— START COLLECTED MATERIAL —

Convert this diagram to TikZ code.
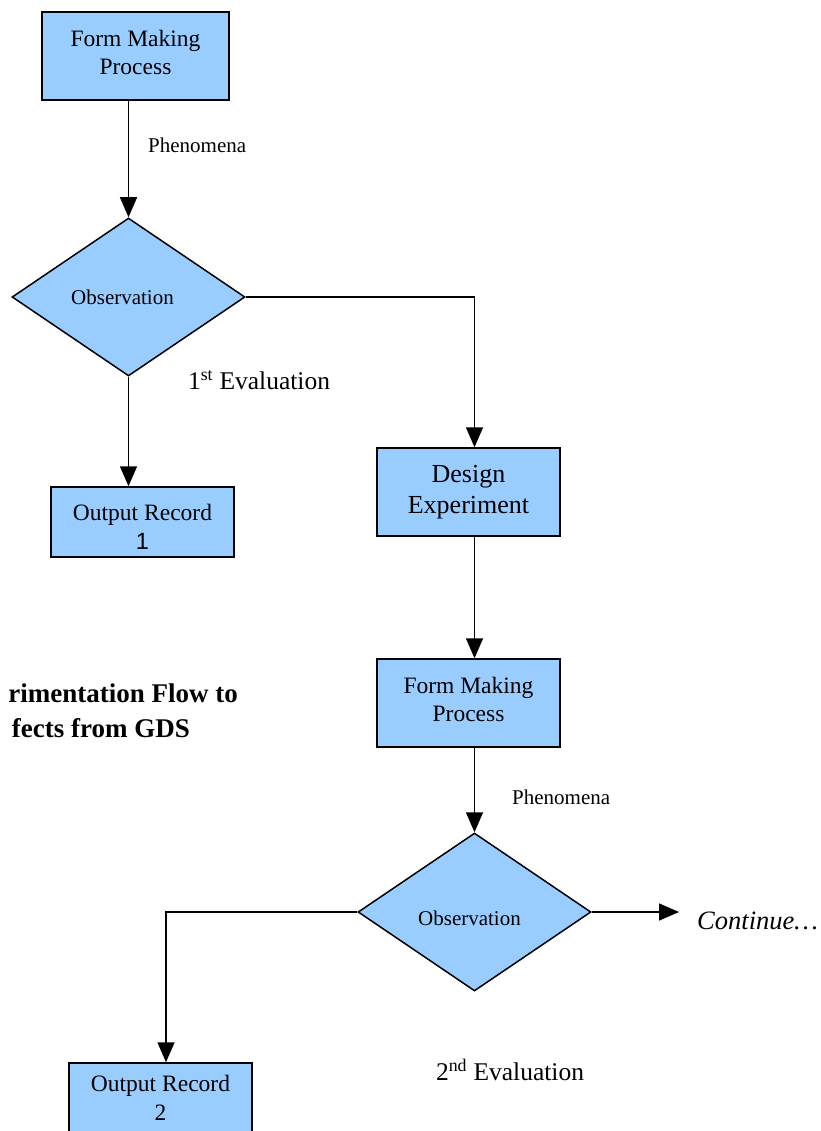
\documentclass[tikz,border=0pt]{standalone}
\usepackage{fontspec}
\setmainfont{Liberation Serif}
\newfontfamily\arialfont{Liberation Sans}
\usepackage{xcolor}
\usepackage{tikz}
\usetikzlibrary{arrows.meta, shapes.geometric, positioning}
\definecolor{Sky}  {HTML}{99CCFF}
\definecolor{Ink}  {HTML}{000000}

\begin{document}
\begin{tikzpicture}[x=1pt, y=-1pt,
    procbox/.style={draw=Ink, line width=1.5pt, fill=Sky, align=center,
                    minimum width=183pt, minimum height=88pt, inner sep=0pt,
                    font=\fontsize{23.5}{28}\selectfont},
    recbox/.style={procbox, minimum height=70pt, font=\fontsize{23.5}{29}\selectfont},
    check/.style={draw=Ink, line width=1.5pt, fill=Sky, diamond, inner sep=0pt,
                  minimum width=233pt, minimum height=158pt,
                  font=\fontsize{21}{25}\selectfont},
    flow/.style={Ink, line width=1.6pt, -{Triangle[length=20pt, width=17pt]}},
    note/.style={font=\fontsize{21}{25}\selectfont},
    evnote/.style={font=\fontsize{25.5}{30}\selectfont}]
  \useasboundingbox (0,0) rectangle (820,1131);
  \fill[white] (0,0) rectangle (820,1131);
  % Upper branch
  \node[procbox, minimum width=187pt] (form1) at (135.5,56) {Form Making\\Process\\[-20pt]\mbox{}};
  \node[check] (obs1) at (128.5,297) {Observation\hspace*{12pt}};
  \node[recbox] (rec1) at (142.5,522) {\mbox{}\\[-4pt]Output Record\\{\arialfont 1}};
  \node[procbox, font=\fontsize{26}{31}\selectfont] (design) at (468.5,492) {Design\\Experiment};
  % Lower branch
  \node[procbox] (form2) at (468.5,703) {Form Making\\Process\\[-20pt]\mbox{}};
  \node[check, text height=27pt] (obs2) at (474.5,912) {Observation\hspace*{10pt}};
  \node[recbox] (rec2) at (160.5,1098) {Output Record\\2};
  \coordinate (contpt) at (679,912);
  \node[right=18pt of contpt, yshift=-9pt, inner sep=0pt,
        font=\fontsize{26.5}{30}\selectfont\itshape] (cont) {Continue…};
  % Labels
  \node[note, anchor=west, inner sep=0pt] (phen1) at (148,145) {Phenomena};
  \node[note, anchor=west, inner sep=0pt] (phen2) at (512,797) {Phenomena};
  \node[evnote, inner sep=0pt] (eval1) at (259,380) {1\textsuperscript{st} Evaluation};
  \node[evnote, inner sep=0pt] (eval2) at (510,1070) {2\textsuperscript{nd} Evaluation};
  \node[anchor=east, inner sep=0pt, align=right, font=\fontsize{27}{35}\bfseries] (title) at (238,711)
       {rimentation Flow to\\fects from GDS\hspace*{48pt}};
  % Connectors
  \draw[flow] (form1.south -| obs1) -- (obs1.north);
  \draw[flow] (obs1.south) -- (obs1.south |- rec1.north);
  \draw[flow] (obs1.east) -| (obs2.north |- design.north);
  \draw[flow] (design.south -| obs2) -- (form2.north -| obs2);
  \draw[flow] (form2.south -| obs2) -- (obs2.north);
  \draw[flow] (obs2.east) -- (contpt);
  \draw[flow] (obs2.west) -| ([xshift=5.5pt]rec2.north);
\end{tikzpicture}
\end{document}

— END COLLECTED MATERIAL —

- [INSTRUCTIONS FOR THE TASK] Retype the listing exactly. Pictures do not belong in the copy.

- [THE ANSWER]
Convert this diagram to TikZ code.
\documentclass[tikz,border=0pt]{standalone}
\usepackage{fontspec}
\setmainfont{Liberation Serif}
\newfontfamily\arialfont{Liberation Sans}
\usepackage{xcolor}
\usepackage{tikz}
\usetikzlibrary{arrows.meta, shapes.geometric, positioning}
\definecolor{Sky}  {HTML}{99CCFF}
\definecolor{Ink}  {HTML}{000000}

\begin{document}
\begin{tikzpicture}[x=1pt, y=-1pt,
    procbox/.style={draw=Ink, line width=1.5pt, fill=Sky, align=center,
                    minimum width=183pt, minimum height=88pt, inner sep=0pt,
                    font=\fontsize{23.5}{28}\selectfont},
    recbox/.style={procbox, minimum height=70pt, font=\fontsize{23.5}{29}\selectfont},
    check/.style={draw=Ink, line width=1.5pt, fill=Sky, diamond, inner sep=0pt,
                  minimum width=233pt, minimum height=158pt,
                  font=\fontsize{21}{25}\selectfont},
    flow/.style={Ink, line width=1.6pt, -{Triangle[length=20pt, width=17pt]}},
    note/.style={font=\fontsize{21}{25}\selectfont},
    evnote/.style={font=\fontsize{25.5}{30}\selectfont}]
  \useasboundingbox (0,0) rectangle (820,1131);
  \fill[white] (0,0) rectangle (820,1131);
  % Upper branch
  \node[procbox, minimum width=187pt] (form1) at (135.5,56) {Form Making\\Process\\[-20pt]\mbox{}};
  \node[check] (obs1) at (128.5,297) {Observation\hspace*{12pt}};
  \node[recbox] (rec1) at (142.5,522) {\mbox{}\\[-4pt]Output Record\\{\arialfont 1}};
  \node[procbox, font=\fontsize{26}{31}\selectfont] (design) at (468.5,492) {Design\\Experiment};
  % Lower branch
  \node[procbox] (form2) at (468.5,703) {Form Making\\Process\\[-20pt]\mbox{}};
  \node[check, text height=27pt] (obs2) at (474.5,912) {Observation\hspace*{10pt}};
  \node[recbox] (rec2) at (160.5,1098) {Output Record\\2};
  \coordinate (contpt) at (679,912);
  \node[right=18pt of contpt, yshift=-9pt, inner sep=0pt,
        font=\fontsize{26.5}{30}\selectfont\itshape] (cont) {Continue…};
  % Labels
  \node[note, anchor=west, inner sep=0pt] (phen1) at (148,145) {Phenomena};
  \node[note, anchor=west, inner sep=0pt] (phen2) at (512,797) {Phenomena};
  \node[evnote, inner sep=0pt] (eval1) at (259,380) {1\textsuperscript{st} Evaluation};
  \node[evnote, inner sep=0pt] (eval2) at (510,1070) {2\textsuperscript{nd} Evaluation};
  \node[anchor=east, inner sep=0pt, align=right, font=\fontsize{27}{35}\bfseries] (title) at (238,711)
       {rimentation Flow to\\fects from GDS\hspace*{48pt}};
  % Connectors
  \draw[flow] (form1.south -| obs1) -- (obs1.north);
  \draw[flow] (obs1.south) -- (obs1.south |- rec1.north);
  \draw[flow] (obs1.east) -| (obs2.north |- design.north);
  \draw[flow] (design.south -| obs2) -- (form2.north -| obs2);
  \draw[flow] (form2.south -| obs2) -- (obs2.north);
  \draw[flow] (obs2.east) -- (contpt);
  \draw[flow] (obs2.west) -| ([xshift=5.5pt]rec2.north);
\end{tikzpicture}
\end{document}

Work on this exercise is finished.